Saat memberi sambutan dalam acara Workshop Sustainable Water Finance, Senin (5/2/2024), seperti disimak GPR News, Sekretariat Jenderal Kementerian Pekerjaan Umum dan Perumahan Rakyat (PUPR) Mohammad Fatah mengatakan, pembentukan Global Water Fund tidak bisa berdiri sendiri.
Perlu didiskusikan dalam lima subtema lainnya dan didukung oleh proses politik regional. Bagaimanapun isu Global Water Fund, kata ia, terkait dengan pertumbuhan populasi dunia, pemulihan, resiliensi, dan adopsi terkait iklim negara berkembang.
Poin kedua yang diusulkan yakni pembentukan Center of Excellence on Water and Climate Resilience, dan ketiga penetapan Hari Danau Sedunia. Presiden World Water Council Louic Fauchon memiliki harapan besar pada Bali World Water Forum dapat mengubah arah sejarah air dan menulisnya untuk masa depan demi mencapai kemakmuran bersama.

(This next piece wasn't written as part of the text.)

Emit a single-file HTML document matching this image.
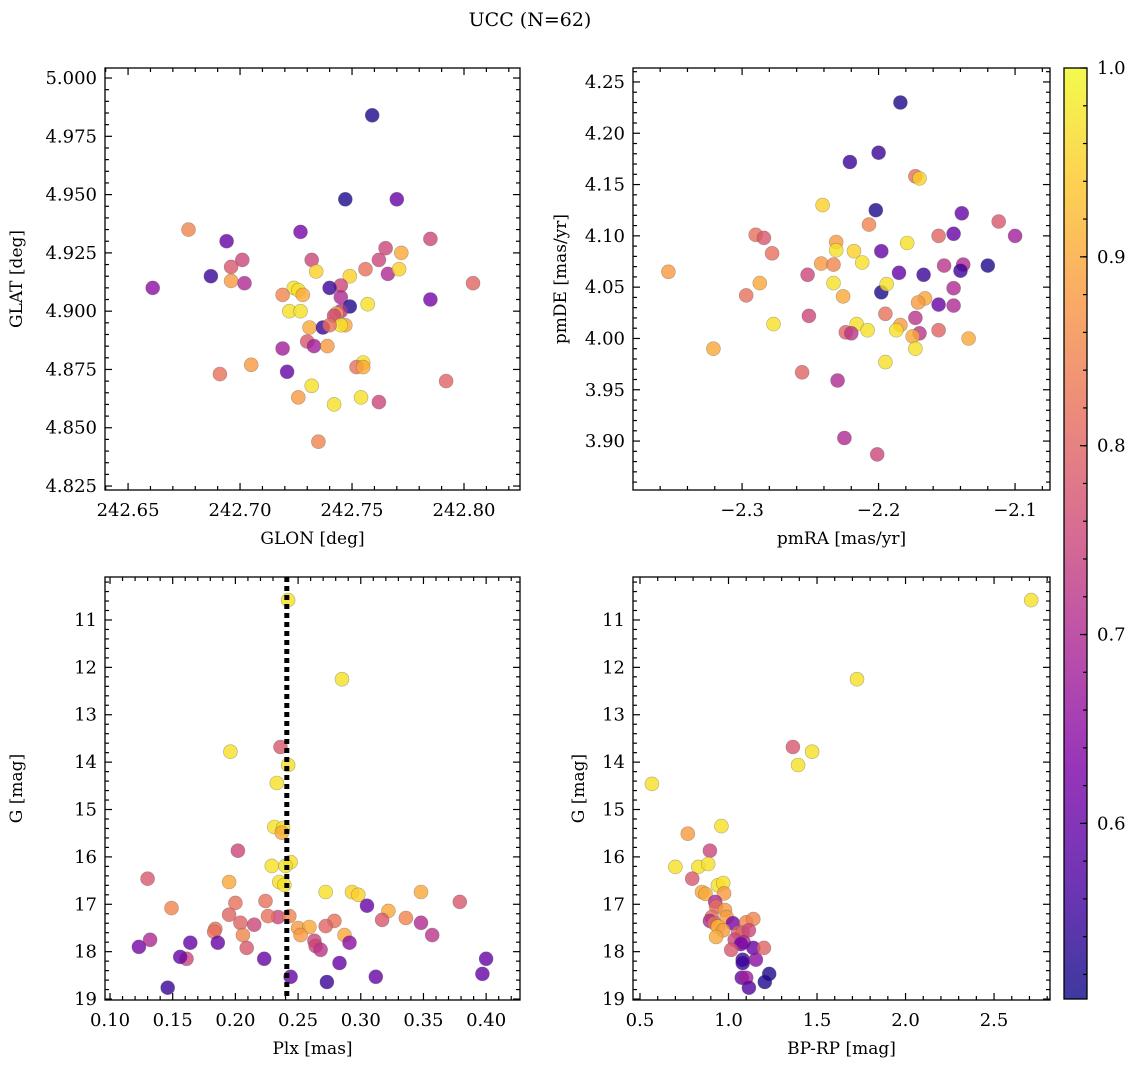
<!DOCTYPE html>
<html><head><meta charset="utf-8">
<style>
html,body{margin:0;padding:0;background:#fff;}
svg{display:block;font-family:"DejaVu Serif","Liberation Serif",serif;}
</style></head>
<body>
<svg id="chart" width="1136" height="1067" viewBox="0 0 1136 1067" xmlns="http://www.w3.org/2000/svg">
<text x="530" y="26" font-size="19" text-anchor="middle">UCC (N=62)</text>
</svg>
<script>
// ---- Panel 1: GLON / GLAT ----
const glon = [242.759,242.747,242.770,242.694,242.677,242.727,242.661,242.687,242.701,242.696,242.696,242.702,242.732,242.765,242.785,242.772,242.762,242.756,242.766,242.771,242.785,242.804,242.734,242.749,242.724,242.726,242.719,242.728,242.745,242.745,242.740,242.757,242.749,242.745,242.722,242.727,242.731,242.743,242.737,242.742,242.747,242.745,242.740,242.730,242.733,242.719,242.739,242.755,242.752,242.755,242.792,242.705,242.691,242.721,242.732,242.726,242.742,242.754,242.762,242.735];
const glat = [4.984,4.948,4.948,4.930,4.935,4.934,4.910,4.915,4.922,4.919,4.913,4.912,4.922,4.927,4.931,4.925,4.922,4.918,4.916,4.918,4.905,4.912,4.917,4.915,4.910,4.909,4.907,4.907,4.911,4.906,4.910,4.903,4.902,4.900,4.900,4.900,4.893,4.899,4.893,4.898,4.894,4.894,4.894,4.887,4.885,4.884,4.885,4.878,4.876,4.876,4.870,4.877,4.873,4.874,4.868,4.863,4.860,4.863,4.861,4.844];
const prob1 = [0.52,0.52,0.6,0.6,0.85,0.62,0.65,0.55,0.75,0.78,0.88,0.7,0.75,0.75,0.75,0.9,0.75,0.82,0.7,0.95,0.62,0.8,0.95,0.95,0.97,0.97,0.85,0.9,0.75,0.7,0.55,0.97,0.52,0.72,0.97,0.97,0.9,0.9,0.55,0.75,0.9,0.97,0.82,0.78,0.68,0.68,0.88,0.97,0.82,0.9,0.8,0.88,0.82,0.6,0.97,0.88,0.97,0.97,0.75,0.85];
// ---- Panel 2: pmRA / pmDE ----
const pmra = [-2.184,-2.221,-2.200,-2.241,-2.202,-2.173,-2.170,-2.139,-2.112,-2.100,-2.145,-2.290,-2.284,-2.278,-2.207,-2.231,-2.231,-2.218,-2.198,-2.179,-2.156,-2.212,-2.242,-2.233,-2.138,-2.152,-2.140,-2.120,-2.185,-2.167,-2.145,-2.354,-2.252,-2.287,-2.233,-2.198,-2.194,-2.226,-2.297,-2.166,-2.171,-2.156,-2.145,-2.251,-2.195,-2.173,-2.277,-2.216,-2.184,-2.208,-2.187,-2.156,-2.224,-2.220,-2.170,-2.175,-2.134,-2.173,-2.321,-2.195,-2.256,-2.230,-2.225,-2.201];
const pmde = [4.230,4.172,4.181,4.130,4.125,4.158,4.156,4.122,4.114,4.100,4.102,4.101,4.098,4.083,4.111,4.094,4.086,4.085,4.085,4.093,4.100,4.074,4.073,4.072,4.072,4.071,4.066,4.071,4.064,4.062,4.049,4.065,4.062,4.054,4.054,4.045,4.053,4.041,4.042,4.039,4.035,4.033,4.032,4.022,4.024,4.020,4.014,4.014,4.013,4.008,4.008,4.008,4.006,4.005,4.005,4.002,4.000,3.990,3.990,3.977,3.967,3.959,3.903,3.887];
const prob2 = [0.52,0.55,0.55,0.95,0.52,0.82,0.95,0.6,0.78,0.68,0.6,0.82,0.78,0.82,0.85,0.88,0.97,0.95,0.6,0.97,0.8,0.97,0.88,0.85,0.7,0.72,0.55,0.52,0.6,0.55,0.7,0.88,0.75,0.9,0.97,0.52,0.97,0.9,0.82,0.9,0.88,0.6,0.7,0.75,0.82,0.72,0.97,0.97,0.88,0.97,0.97,0.8,0.8,0.72,0.72,0.9,0.9,0.97,0.9,0.97,0.8,0.7,0.7,0.75];
// ---- Panel 3: Plx / G ----
const plx = [0.242,0.285,0.196,0.236,0.242,0.233,0.231,0.238,0.237,0.202,0.229,0.244,0.240,0.130,0.195,0.235,0.239,0.272,0.293,0.298,0.348,0.149,0.200,0.224,0.195,0.204,0.215,0.234,0.226,0.243,0.305,0.322,0.317,0.336,0.279,0.250,0.259,0.272,0.184,0.183,0.206,0.252,0.287,0.348,0.357,0.379,0.263,0.264,0.268,0.291,0.132,0.123,0.164,0.186,0.209,0.161,0.156,0.223,0.283,0.400,0.397,0.244,0.312,0.273,0.146];
const gmag3 = [10.58,12.25,13.78,13.68,14.06,14.44,15.37,15.39,15.49,15.87,16.19,16.11,16.19,16.46,16.53,16.53,16.59,16.74,16.74,16.80,16.74,17.08,16.97,16.93,17.22,17.39,17.43,17.27,17.25,17.25,17.03,17.14,17.33,17.29,17.35,17.50,17.48,17.46,17.52,17.58,17.65,17.65,17.65,17.39,17.65,16.95,17.77,17.88,17.96,17.81,17.75,17.90,17.81,17.81,17.92,18.15,18.11,18.15,18.24,18.15,18.47,18.53,18.53,18.64,18.76];
const prob3 = [0.97,0.97,0.97,0.78,0.97,0.97,0.97,0.97,0.9,0.75,0.97,0.97,0.97,0.78,0.9,0.97,0.97,0.97,0.95,0.95,0.9,0.85,0.82,0.82,0.8,0.8,0.75,0.75,0.82,0.85,0.6,0.9,0.78,0.85,0.82,0.88,0.9,0.8,0.82,0.82,0.85,0.88,0.9,0.7,0.72,0.78,0.75,0.75,0.72,0.65,0.7,0.62,0.6,0.6,0.78,0.75,0.6,0.6,0.6,0.6,0.6,0.6,0.6,0.55,0.55];
const plxLine = 0.241;
// ---- Panel 4: BP-RP / G ----
const bprp = [2.71,1.726,1.364,1.472,1.393,0.567,0.77,0.96,0.895,0.70,0.83,0.885,0.795,0.94,0.97,0.975,0.85,0.87,0.925,0.93,0.98,0.905,0.895,0.92,0.99,1.025,0.94,0.97,0.93,1.10,1.14,1.055,1.08,1.115,1.035,1.085,1.07,1.14,1.20,1.015,1.08,1.08,1.155,1.23,1.205,1.075,1.10,1.115];
const gmag4 = [10.58,12.25,13.68,13.78,14.06,14.46,15.51,15.35,15.87,16.21,16.21,16.15,16.46,16.6,16.55,16.77,16.74,16.78,16.95,17.05,17.12,17.27,17.35,17.4,17.27,17.4,17.47,17.55,17.69,17.38,17.31,17.6,17.6,17.55,17.75,17.8,17.84,17.92,17.92,17.96,18.17,18.24,18.17,18.47,18.64,18.55,18.55,18.76];
const prob4 = [0.97,0.97,0.78,0.97,0.97,0.97,0.88,0.97,0.75,0.97,0.97,0.97,0.78,0.97,0.97,0.88,0.9,0.9,0.7,0.82,0.88,0.82,0.7,0.82,0.88,0.62,0.92,0.88,0.9,0.85,0.85,0.8,0.8,0.75,0.75,0.7,0.62,0.6,0.8,0.78,0.55,0.55,0.65,0.52,0.52,0.6,0.68,0.58];
// colorbar
const cbMin = 0.507, cbMax = 1.0;
const cbTicks = [0.6,0.7,0.8,0.9,1.0];

const NS = "http://www.w3.org/2000/svg";
const svg = document.getElementById('chart');
function mk(tag, attrs, parent){ const e=document.createElementNS(NS,tag); for(const k in attrs) e.setAttribute(k,attrs[k]); (parent||svg).appendChild(e); return e; }

const stops = ["#0d0887","#4c02a1","#7e03a8","#a92395","#cc4778","#e66c5c","#f89540","#fdc527","#f0f921"];
function hex(c){return [parseInt(c.slice(1,3),16),parseInt(c.slice(3,5),16),parseInt(c.slice(5,7),16)];}
function plasma(t){ t=Math.max(0,Math.min(1,t)); const f=t*(stops.length-1); const i=Math.min(stops.length-2,Math.floor(f)); const u=f-i; const a=hex(stops[i]),b=hex(stops[i+1]); return 'rgb('+a.map((v,k)=>Math.round(v+(b[k]-v)*u)).join(',')+')'; }
function colorOf(p){ return plasma((p-cbMin)/(cbMax-cbMin)); }

function fmt(v,d){ return v.toFixed(d).replace('-','\u2212'); }

function panel(cfg, xs, ys, ps, name){
  const g = mk('g',{});
  
  
  const {L,R,T,B,x0,x1,y0,y1,invert} = cfg;
  const sx = v => L + (v-x0)/(x1-x0)*(R-L);
  const sy = invert ? (v => T + (v-y0)/(y1-y0)*(B-T)) : (v => B - (v-y0)/(y1-y0)*(B-T));
  const pg = mk('g',{},g);
  
  
  for(let i=0;i<xs.length;i++){
    const c = mk('circle',{cx:sx(xs[i]).toFixed(1),cy:sy(ys[i]).toFixed(1),r:7,fill:colorOf(ps[i]),'fill-opacity':0.8,stroke:'#555','stroke-opacity':0.45,'stroke-width':0.6},pg);
    
    
  }
  const tg = mk('g',{stroke:'#000','stroke-width':1.2},g);
  const eps=1e-9;
  for(let v=Math.ceil(x0/cfg.xmin-eps)*cfg.xmin; v<=x1+eps; v+=cfg.xmin){
    const X=sx(v); const maj=Math.abs(v/cfg.xmaj-Math.round(v/cfg.xmaj))<1e-4; const len=maj?7:4;
    mk('line',{x1:X,x2:X,y1:B,y2:B-len},tg); mk('line',{x1:X,x2:X,y1:T,y2:T+len},tg);
  }
  for(let v=Math.ceil(Math.min(y0,y1)/cfg.ymin-eps)*cfg.ymin; v<=Math.max(y0,y1)+eps; v+=cfg.ymin){
    const Y=sy(v); const maj=Math.abs(v/cfg.ymaj-Math.round(v/cfg.ymaj))<1e-4; const len=maj?7:4;
    mk('line',{y1:Y,y2:Y,x1:L,x2:L+len},tg); mk('line',{y1:Y,y2:Y,x1:R,x2:R-len},tg);
  }
  for(const v of cfg.xt){
    const t=mk('text',{x:sx(v),y:B+26,'font-size':18,'text-anchor':'middle'},g); t.textContent=fmt(v,cfg.xd);
    
    
  }
  for(const v of cfg.yt){
    const t=mk('text',{x:L-8,y:sy(v)+6,'font-size':18,'text-anchor':'end'},g); t.textContent=fmt(v,cfg.yd);
    
    
  }
  mk('rect',{x:L,y:T,width:R-L,height:B-T,fill:'none',stroke:'#000','stroke-width':1.3},g);
  const xl=mk('text',{x:(L+R)/2,y:B+54,'font-size':17,'text-anchor':'middle'},g); xl.textContent=cfg.xlab;
  
  
  const yx=cfg.ylx, yy=(T+B)/2;
  const yl=mk('text',{x:yx,y:yy,'font-size':17,'text-anchor':'middle',transform:`rotate(-90 ${yx} ${yy})`},g); yl.textContent=cfg.ylab;
  
  
  return {sx,sy,g};
}

panel({L:105,R:520,T:68,B:490,x0:242.6397,x1:242.825,y0:4.8233,y1:5.0043,xmaj:0.05,xmin:0.01,ymaj:0.025,ymin:0.005,
  xt:[242.65,242.70,242.75,242.80],yt:[4.825,4.85,4.875,4.9,4.925,4.95,4.975,5.0],xd:2,yd:3,xlab:'GLON [deg]',ylab:'GLAT [deg]',ylx:22},
  glon,glat,prob1,'panel-glon-glat');
panel({L:633,R:1050,T:68,B:490,x0:-2.3799,x1:-2.0744,y0:3.8523,y1:4.2636,xmaj:0.1,xmin:0.02,ymaj:0.05,ymin:0.01,
  xt:[-2.3,-2.2,-2.1],yt:[3.9,3.95,4.0,4.05,4.1,4.15,4.2,4.25],xd:1,yd:2,xlab:'pmRA [mas/yr]',ylab:'pmDE [mas/yr]',ylx:566},
  pmra,pmde,prob2,'panel-pm');
const p3 = panel({L:105,R:520,T:577,B:1000,x0:0.096,x1:0.427,y0:10.093,y1:19.02,invert:true,xmaj:0.05,xmin:0.01,ymaj:1,ymin:0.2,
  xt:[0.10,0.15,0.20,0.25,0.30,0.35,0.40],yt:[11,12,13,14,15,16,17,18,19],xd:2,yd:0,xlab:'Plx [mas]',ylab:'G [mag]',ylx:22},
  plx,gmag3,prob3,'panel-plx-g');
const vl = mk('line',{x1:p3.sx(plxLine),x2:p3.sx(plxLine),y1:577,y2:1000,stroke:'#000','stroke-width':5,'stroke-dasharray':'5 4'},p3.g);


panel({L:633,R:1050,T:577,B:1000,x0:0.4605,x1:2.816,y0:10.093,y1:19.02,invert:true,xmaj:0.5,xmin:0.1,ymaj:1,ymin:0.2,
  xt:[0.5,1.0,1.5,2.0,2.5],yt:[11,12,13,14,15,16,17,18,19],xd:1,yd:0,xlab:'BP-RP [mag]',ylab:'G [mag]',ylx:584},
  bprp,gmag4,prob4,'panel-cmd');

const cb = mk('g',{});


const defs = mk('defs',{},cb);
const lg = mk('linearGradient',{id:'cbg',x1:0,y1:1,x2:0,y2:0},defs);
for(let i=0;i<stops.length;i++) mk('stop',{offset:i/(stops.length-1),'stop-color':stops[i],'stop-opacity':0.8},lg);
const CL=1064,CR=1087,CT=68,CB=999;
mk('rect',{x:CL,y:CT,width:CR-CL,height:CB-CT,fill:'url(#cbg)'},cb);
const cy = v => CB - (v-cbMin)/(cbMax-cbMin)*(CB-CT);
for(let v=0.52; v<=1.0001; v+=0.02){ mk('line',{x1:CR,x2:CR-4,y1:cy(v),y2:cy(v),stroke:'#000','stroke-width':1.2},cb); }
for(const v of cbTicks){
  mk('line',{x1:CR,x2:CR-7,y1:cy(v),y2:cy(v),stroke:'#000','stroke-width':1.2},cb);
  const t=mk('text',{x:CR+10,y:cy(v)+6,'font-size':18},cb); t.textContent=v.toFixed(1);
  
  
}
mk('rect',{x:CL,y:CT,width:CR-CL,height:CB-CT,fill:'none',stroke:'#000','stroke-width':1.3},cb);
</script>
</body></html>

Tonggak pertama pun telah ditetapkan tim gabungan dari Indonesia dan WWC. "Mereka menyandarkan pada tiga kata kunci, pengetahuan, finansial, dan tata kelola," katanya dalam sambutan pembukaan Kick of Meeting WWF di Jakarta pada 2023.
Fauchon lalu menggambarkan bagaimana pertumbuhan populasi dunia yang secara konstan memakan lahan dan memicu kelangkaan air. Pertumbuhan populasi, lanjutnya, mendorong persoalan iklim, perubahan temperatur, peningkatan cuaca ekstrem hingga kenaikan suhu dan permukaan air laut. Di berbagai belahan dunia, air dapat marah dan mengeluarkan sisi terburuknya. Bencana air dapat menghancurkan apa saja dan menyebarkan teror serta kematian.
Di beberapa tempat, air justru menghilang. Banyak juga kasus, saat air masih tersedia bagi aktivitas manusia, tapi justru telah terpapar polusi, dan terkadang beracun sehingga memicu epidemi dan penyakit. "Kami di sini di Indonesia, hari ini dan besok, karena kita punya perhatian, kekhawatiran tentang situasi air di dunia," ujar Fauchon.
Matangkan Persiapan
Menko Marinves Luhut Binsar Pandjaitan mengungkapkan, gelaran WWF ke-10 ini merupakan agenda internasional terakhir di era pemerintahan Presiden Joko Widodo. Ia yakin agenda tersebut akan sukses bukan hanya dari sisi acara, melainkan juga dampak atau hasil yang dicapai.
Indonesia, kata Luhut, telah punya pengalaman dalam menghelat beragam event internasional. Pada 2022, Indonesia sukses menjadi tuan rumah Konferensi Tingkat Tinggi G20 di Bali. Acara dihadiri pemimpin-pemimpin besar dunia seperti Presiden AS Joe Biden dan Presiden Tiongkok Xi Jinping. Pada 2023, RI juga sukses menggelar KTT ASEAN.
"Kita harus persiapkan dengan sebaik-baiknya, baik penyelenggaraannya maupun output-nya harus maksimal," kata Luhut yang juga menjabat sebagai Ketua Panitia Nasional WWF ke-10 2024, Jumat (12/1/2024).
Indonesia, kata Luhut, punya bekal dalam membangun ketahanan air. Langkah konkret yang dilakukan Indonesia seperti capaian Kementerian Pekerjaan Umum dan Perumahan Rakyat yang telah membangun 36 bendungan. Kemudian ada Kementerian Lingkungan Hidup dan Kehutanan (KLHK) yang telah melakukan konservasi air melalui rehabilitasi hutan seluas 179 juta hektare.
Luhut yakin dengan modal yang dimiliki ini, Indonesia bisa mendorong langkah konkret dalam membangun ketahanan air. Dengan begitu, pertemuan bisa menghasilkan output yang menjadi legasi dan hasil nyata yang bermanfaat untuk Indonesia dan global.
Di Bali, pemerintah daerah setempat terus melakukan beragam persiapan untuk memastikan lokasi-lokasi yang dipakai untuk kegiatan benar-benar siap. Di antaranya, di Pantai Melasti, Kabupaten Badung, yang menjadi salah satu panggung utama kegiatan. Pantai ini biasanya diramaikan oleh warga yang hendak melakukan penyucian diri. Beberapa titik di antaranya di Anjungan Watu Gangga.
Pj Gubernur Bali Sang Made Mahendra memastikan, setiap titik yang akan digunakan para delegasi sudah siap, termasuk lokasi masyarakat melakukan upacara persembahyangan. “Kita berharap masyarakat bisa ikut serta. Mendoakan bersama agar gelaran WWF ini berjalan dengan baik, lancar serta bermanfaat bagi alam Bali,” ujarnya.